Da Shan Zi, 798 Art District, 4 Jiuxianqiao Road, Chaoyang District, Beijing, China
International visitors to Beijing Commune, by any measure one of the most discreet, well-lit, and downright Chelsea-ite spaces in the 798 Art District, will most likely have a certain impression of Wang Guangle, whose beautifully surfaced paintings have adorned many a group exhibition over the past several years. His Coffin Paintings, which appropriate Fujian folk customs by using an enamel lacquer with which the aged paint layer upon layer over the own coffins, are strikingly textured two-dimensional objects that seem perfectly calculated to insert ambiguously beautiful visions of otherness into a broadly postcolonial art world. His abstract number paintings, each one titled after its date of completion, drop the identity politics but seize upon digital fade techniques to produce geometric visions of an almost-Chinese op-art. His Terrazzo paintings constitute brilliant vertical transformations of the paradigmatic ersatz marble floors that are constantly underfoot in the converted factories-turned-studios so pervasive throughout the Chinese art world.

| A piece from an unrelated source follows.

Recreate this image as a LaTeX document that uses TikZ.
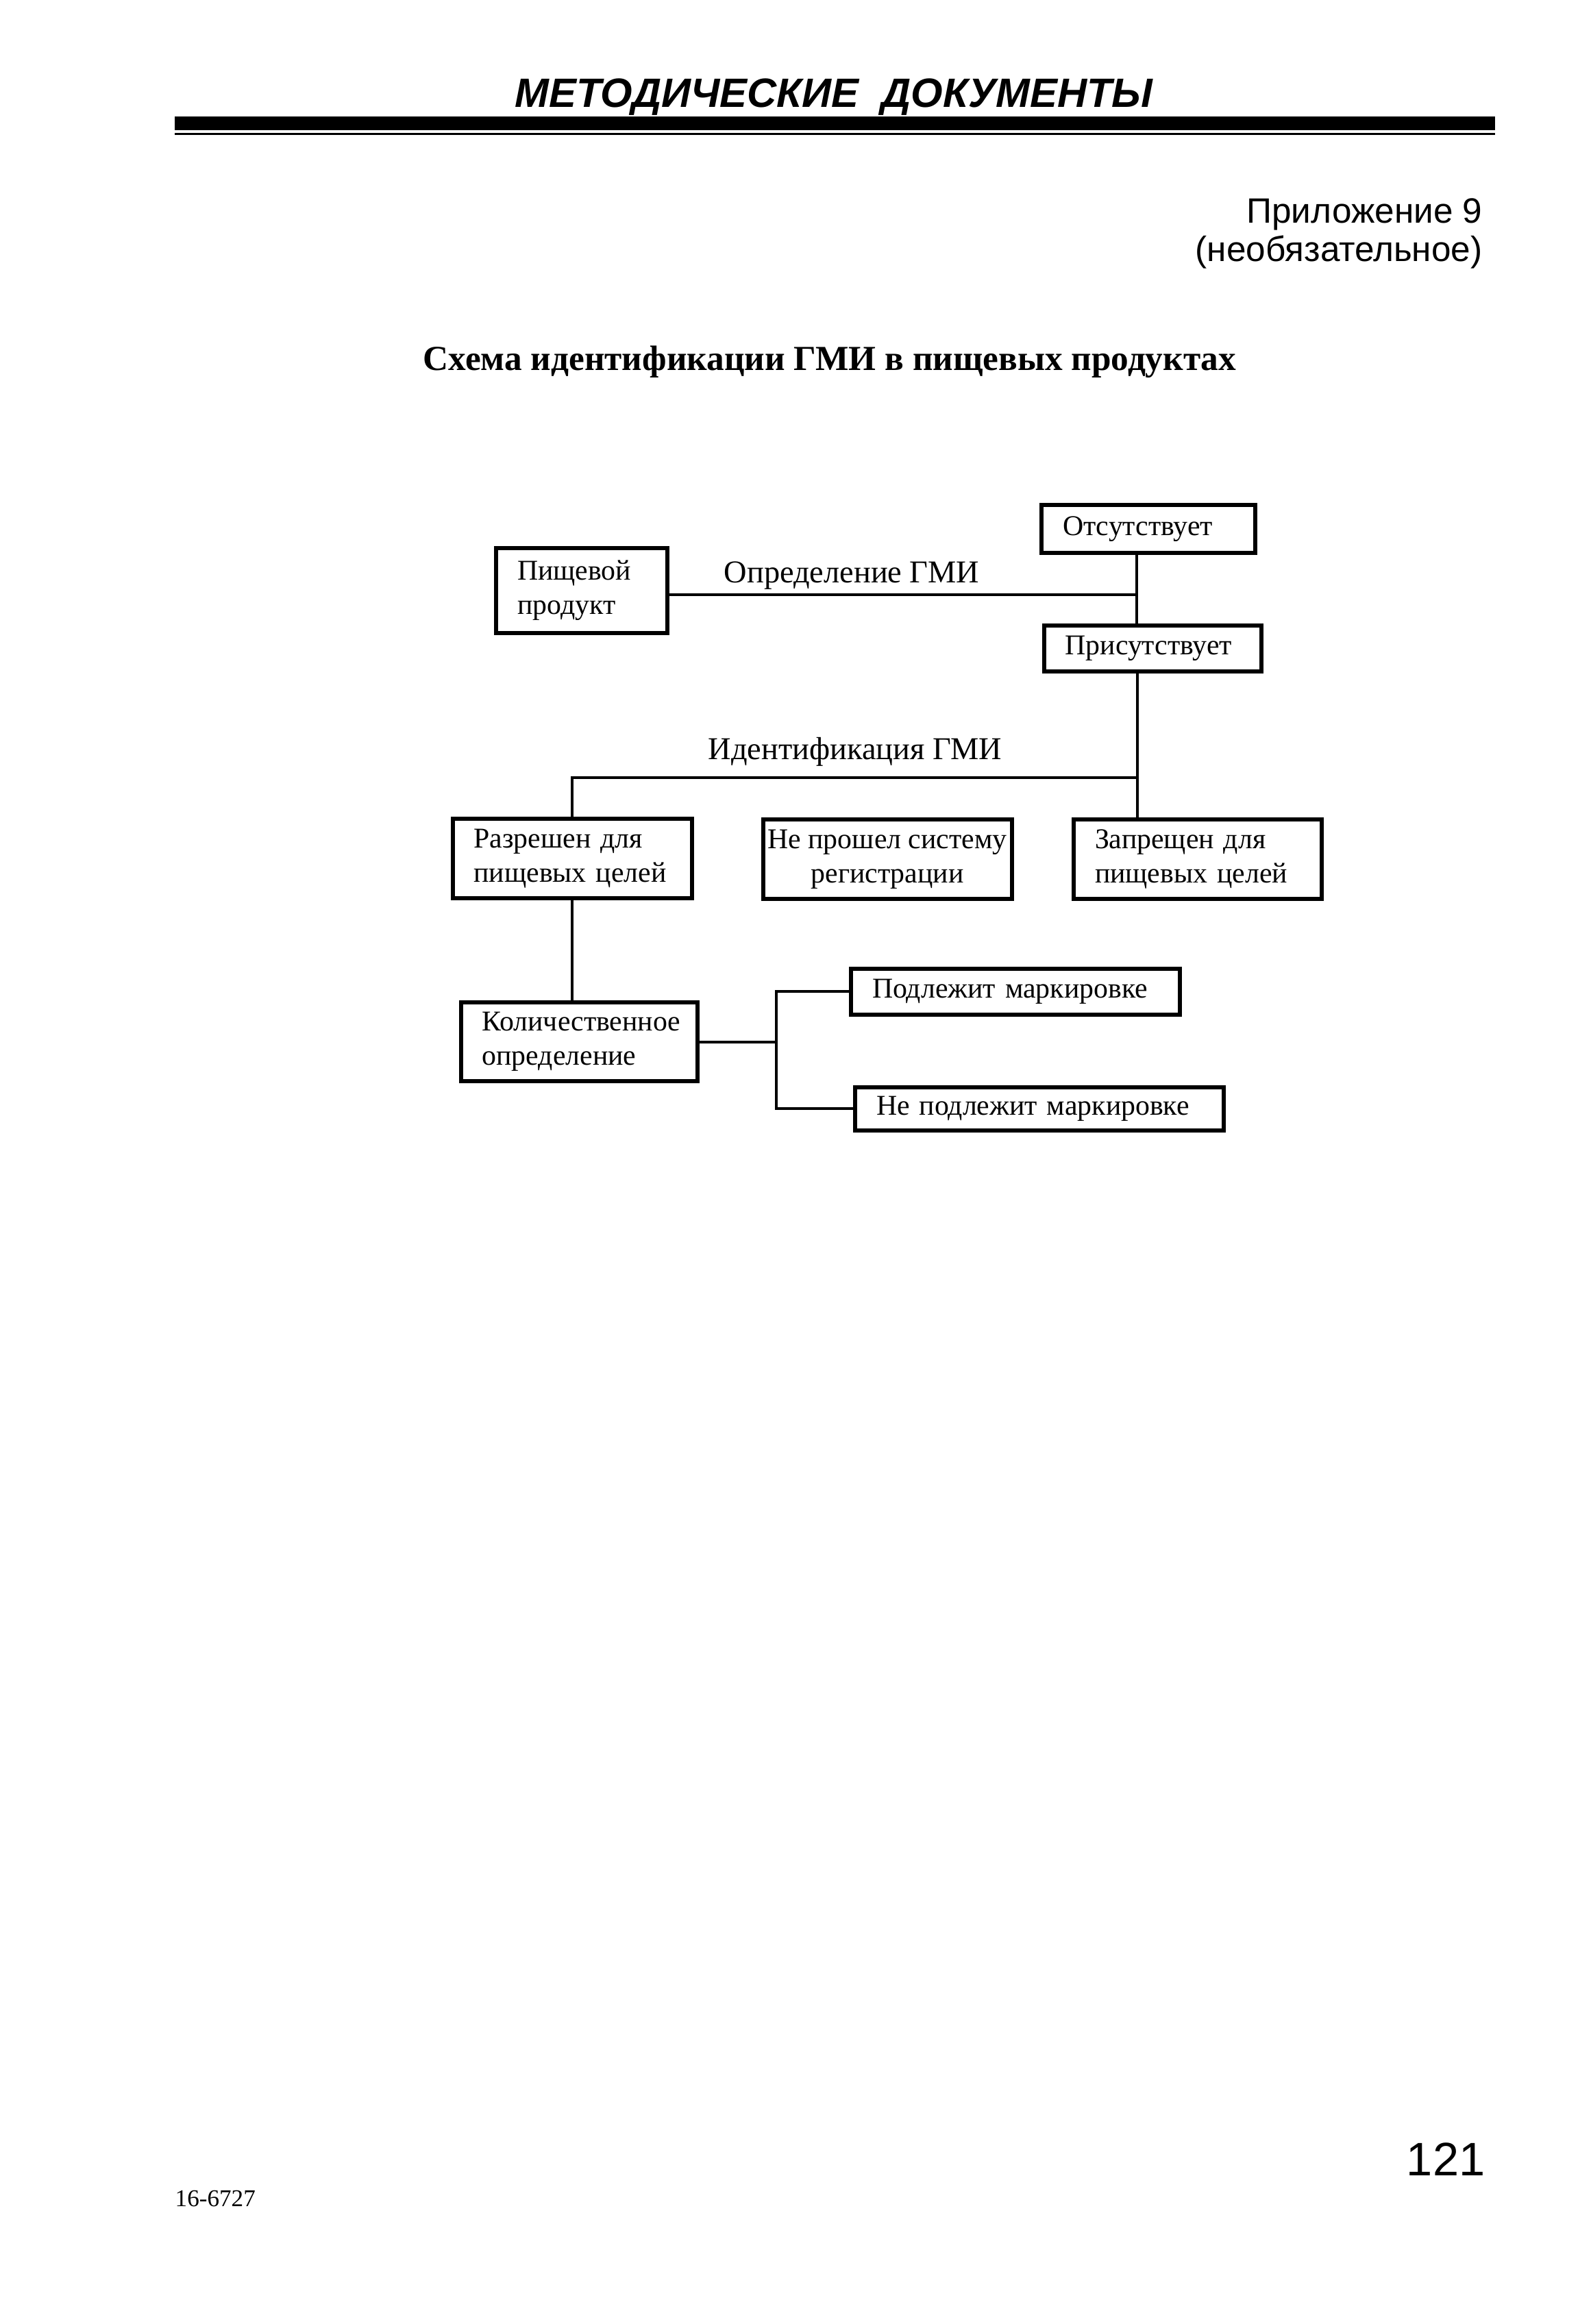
\documentclass[tikz,border=0pt]{standalone}
\usepackage{fontspec}
\setmainfont{Liberation Serif}
\setsansfont{Liberation Sans}
\usetikzlibrary{positioning, calc}

\begin{document}
\begin{tikzpicture}[x=0.1mm, y=-0.1mm,
	every node/.style={inner sep=0pt},
	gmibox/.style={rectangle, draw, line width=.6mm, inner xsep=3.1mm, inner ysep=0pt, align=left, font=\fontsize{11.9}{14.2}\selectfont},
	lbl/.style={anchor=base west, font=\fontsize{13.2}{15}\selectfont},
	conn/.style={line width=.45mm}
	]
	\useasboundingbox (0,0) rectangle (2322,3392);
	
	\fill (255,170) rectangle (2182,190);
	\fill (255,194) rectangle (2182,197);
	\node[anchor=base, font=\sffamily\bfseries\itshape\fontsize{17}{20}\selectfont] (head) at (1217,157) {МЕТОДИЧЕСКИЕ\ \ ДОКУМЕНТЫ};
	\node[anchor=base east, font=\sffamily\fontsize{14.6}{17}\selectfont] (app) at (2164,326) {Приложение 9};
	\node[anchor=base east, font=\sffamily\fontsize{14.6}{17}\selectfont] (app-note) at (2164,381) {(необязательное)};
	\node[anchor=base, font=\bfseries\fontsize{14.6}{17}\selectfont] (title) at (1211,540) {Схема идентификации ГМИ в пищевых продуктах};
	
	\node[gmibox, text width=18.8mm, minimum height=12.4mm] (food) at (849,862) {Пищевой\\ продукт};
	\node[gmibox, text width=25mm, minimum height=7mm] (absent) at (1676,772) {Отсутствует};
	\node[gmibox, text width=25.5mm, minimum height=6.7mm] (present) at (1682,946) {Присутствует};
	\node[gmibox, text width=28.7mm, minimum height=11.6mm] (allowed) at (835,1253) {Разрешен для\\ пищевых целей};
	\node[gmibox, align=center, inner xsep=0pt, minimum width=36.3mm, minimum height=11.6mm] (unreg) at (1295,1254) {Не прошел систему\\ регистрации};
	\node[gmibox, text width=30mm, minimum height=11.6mm] (banned) at (1748,1254) {Запрещен для\\ пищевых целей};
	\node[gmibox, text width=28.3mm, minimum height=11.5mm] (quant) at (845,1520) {Количественное\\ определение};
	\node[gmibox, text width=41.8mm, minimum height=6.7mm] (mark) at (1482,1447) {Подлежит маркировке};
	\node[gmibox, text width=47.6mm, minimum height=6.3mm] (no-mark) at (1517,1618) {Не подлежит маркировке};
	
	\node[lbl] (def-lbl) at (1056,850) {Определение ГМИ};
	\node[lbl] (id-lbl) at (1033,1108) {Идентификация ГМИ};
	
	\coordinate (j-def) at (1659,868);
	\coordinate (j-id) at (1660,1135);
	\coordinate (j-q) at (1133,1521);
	\draw[conn] (food.east |- j-def) -- (j-def);
	\draw[conn] (absent.south -| j-def) -- (present.north -| j-def);
	\draw[conn] (present.south -| j-id) -- (banned.north -| j-id);
	\draw[conn] (j-id) -| (allowed.north);
	\draw[conn] (allowed.south) -- (allowed.south |- quant.north);
	\draw[conn] (quant.east |- j-q) -- (j-q);
	\draw[conn] (mark.west) -| (j-q) |- (no-mark.west);
	
	\node[anchor=base east, font=\sffamily\fontsize{19.5}{21}\selectfont] (page-no) at (2168,3175) {121};
	\node[anchor=base west, font=\fontsize{10}{12}\selectfont] (code) at (255,3220) {16-6727};
\end{tikzpicture}
\end{document}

These are, almost without exception, stunning assemblies of paint on surface. But Wang Guangle has always been more than a parlor painter: before there was Terrazzo, for instance, there was The Wall. When the artist received notice that his studio (also covered with terrazzo flooring) would be demolished, he decided to offer it an ephemeral memorial by painting one entire wall with the marbled pattern, working feverishly to cover the surface before the wrecking ball fell. This demonstrates a certain affinity with scale, process, and monumentality, all of which come back into play with the sole work on offer in the current exhibition: 20110423 (2011). Consisting of a wall-mounted ellipse almost fifteen meters long by four-and-a-half meters tall and jutting out from the wall at a maximum of a half meter, this is a monolith of layers of paint and plaster. Subverting the current tendency towards slacker minimalism, Wang has become something of an overachiever: this is a beautiful experience of scale and form, for sure, but it is also a hugely physical instantiation of labor and time.